╭──

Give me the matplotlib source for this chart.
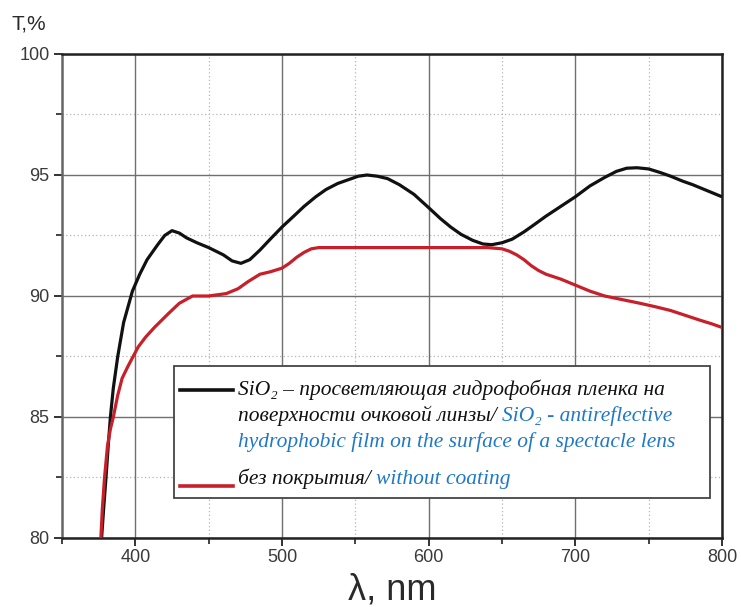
import matplotlib
matplotlib.use("Agg")
import matplotlib.pyplot as plt
from matplotlib.patches import Rectangle
from matplotlib.lines import Line2D
from matplotlib.ticker import MultipleLocator

# ---- data ----
wl_coated = [377, 378.5, 380, 381.5, 383, 385, 388, 392, 398, 403, 408, 415, 420, 425, 430,
             435, 442, 450, 460, 466, 472, 478, 485, 492, 500, 508, 515, 523, 530, 538,
             545, 552, 558, 565, 572, 580, 590, 600, 608, 615, 622, 630, 637, 643, 650,
             657, 665, 672, 680, 690, 700, 710, 720, 728, 735, 742, 750, 758, 765, 773,
             780, 790, 800]
t_coated = [80.0, 81.3, 82.5, 83.8, 85.0, 86.2, 87.5, 88.9, 90.2, 90.9, 91.5, 92.1, 92.5, 92.7, 92.6,
            92.4, 92.2, 92.0, 91.7, 91.45, 91.35, 91.5, 91.9, 92.35, 92.85, 93.3, 93.7, 94.1, 94.4, 94.65,
            94.8, 94.95, 95.0, 94.95, 94.85, 94.6, 94.2, 93.65, 93.2, 92.85, 92.55, 92.3, 92.15, 92.12, 92.2,
            92.35, 92.65, 92.95, 93.3, 93.7, 94.1, 94.55, 94.9, 95.15, 95.28, 95.3, 95.25, 95.1, 94.95, 94.75,
            94.6, 94.35, 94.1]

wl_uncoated = [376.5, 377.5, 379, 381, 383, 385, 388, 391, 395, 398.5, 402, 407, 413, 418, 423,
               430, 439, 450, 462, 470, 477, 485, 492, 500, 505, 510, 515, 520, 525, 530,
               560, 600, 640, 650, 655, 660, 665, 670, 675, 680, 690, 700, 710, 720, 732,
               744, 755, 765, 775, 785, 793, 800]
t_uncoated = [80.0, 81.2, 82.5, 83.8, 84.5, 85.0, 85.9, 86.6, 87.1, 87.5, 87.9, 88.3, 88.7, 89.0, 89.3,
              89.7, 90.0, 90.0, 90.1, 90.3, 90.6, 90.9, 91.0, 91.15, 91.35, 91.6, 91.8, 91.95, 92.0, 92.0,
              92.0, 92.0, 92.0, 91.95, 91.85, 91.7, 91.5, 91.25, 91.05, 90.9, 90.7, 90.45, 90.2, 90.0, 89.85,
              89.7, 89.55, 89.4, 89.2, 89.0, 88.85, 88.7]

x_ticks = [400, 500, 600, 700, 800]
y_ticks = [80, 85, 90, 95, 100]

legend_ru_1 = "SiO\u2082 \u2013 просветляющая гидрофобная пленка на"
legend_ru_2 = "поверхности очковой линзы/ "
legend_en_2 = "SiO\u2082 - antireflective"
legend_en_3 = "hydrophobic film on the surface of a spectacle lens"
legend_ru_4 = "без покрытия/ "
legend_en_4 = "without coating"

W, H = 741, 607
fig = plt.figure(figsize=(W / 100, H / 100), dpi=100)
ax = fig.add_axes([62 / W, 1 - 538 / H, 660 / W, 484 / H])

BLACK = "#111111"
RED = "#c8202a"
BLUE = "#1f78c8"

ax.plot(wl_coated, t_coated, color=BLACK, lw=2.3, zorder=3, solid_capstyle="butt")
ax.plot(wl_uncoated, t_uncoated, color=RED, lw=2.3, zorder=3, solid_capstyle="butt")

ax.set_xlim(350, 800)
ax.set_ylim(80, 100)
ax.set_xticks(x_ticks)
ax.set_yticks(y_ticks)
ax.xaxis.set_minor_locator(MultipleLocator(50))
ax.yaxis.set_minor_locator(MultipleLocator(2.5))

ax.grid(which="major", color="#6f6f6f", lw=1.0, ls="-", zorder=1)
ax.grid(which="minor", color="#b5b5b5", lw=0.9, ls=(0, (1, 2)), zorder=1)

for s in ax.spines.values():
    s.set_color("#222222")
    s.set_linewidth(1.8)
ax.spines["left"].set_color("#666666")

ax.tick_params(which="major", direction="out", length=6, width=1.3, color="#222222")
ax.tick_params(which="minor", direction="out", length=4, width=1.2, color="#222222")
ax.tick_params(axis="x", which="major", pad=2)
ax.tick_params(axis="y", which="major", pad=3)
for lbl in ax.get_xticklabels() + ax.get_yticklabels():
    lbl.set_fontfamily(["Liberation Sans", "DejaVu Sans"])
    lbl.set_fontsize(13)
    lbl.set_color("#3a3a3a")

fig.text(0.5 * (62 + 722) / W, 1 - 600 / H, "\u03bb, nm", fontsize=26,
         family=["Liberation Sans", "DejaVu Sans"], color="#2a2a2a", ha="center", va="baseline")
fig.text(12 / W, 1 - 24 / H, "T,%", fontsize=15, family=["Liberation Sans", "DejaVu Sans"],
         color="#2a2a2a", va="center", ha="left")

# ---- legend drawn by hand (multi-colour text) ----
def fx(px):
    return px / W

def fy(py):
    return 1 - py / H

box = Rectangle((fx(174), fy(498)), fx(710) - fx(174), fy(366) - fy(498),
                transform=fig.transFigure, facecolor="white", edgecolor="#444444",
                lw=1.3, zorder=10)
fig.add_artist(box)

fig.add_artist(Line2D([fx(180), fx(233)], [fy(390), fy(390)], transform=fig.transFigure,
                      color=BLACK, lw=2.6, zorder=11))
fig.add_artist(Line2D([fx(180), fx(233)], [fy(486), fy(486)], transform=fig.transFigure,
                      color=RED, lw=2.6, zorder=11))

tfont = dict(family=["Liberation Serif", "DejaVu Serif"], style="italic", fontsize=15.5)

renderer = fig.canvas.get_renderer()

def text_line(pieces, x_px, y_px):
    x = x_px
    for s, c in pieces:
        t = fig.text(fx(x), fy(y_px), s, color=c, ha="left", va="baseline", zorder=12, **tfont)
        bb = t.get_window_extent(renderer=renderer)
        x += bb.width

text_line([(legend_ru_1, BLACK)], 238, 395)
text_line([(legend_ru_2, BLACK), (legend_en_2, BLUE)], 238, 421)
text_line([(legend_en_3, BLUE)], 238, 447)
text_line([(legend_ru_4, BLACK), (legend_en_4, BLUE)], 238, 484)

fig.savefig("out.png", dpi=100)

╰──

Exercise aim = Up to and including the line with "from matplotlib.ticker import MultipleLocator", copy the data above from its first line. Skip pictures.

Task output =
Give me the matplotlib source for this chart.
import matplotlib
matplotlib.use("Agg")
import matplotlib.pyplot as plt
from matplotlib.patches import Rectangle
from matplotlib.lines import Line2D
from matplotlib.ticker import MultipleLocator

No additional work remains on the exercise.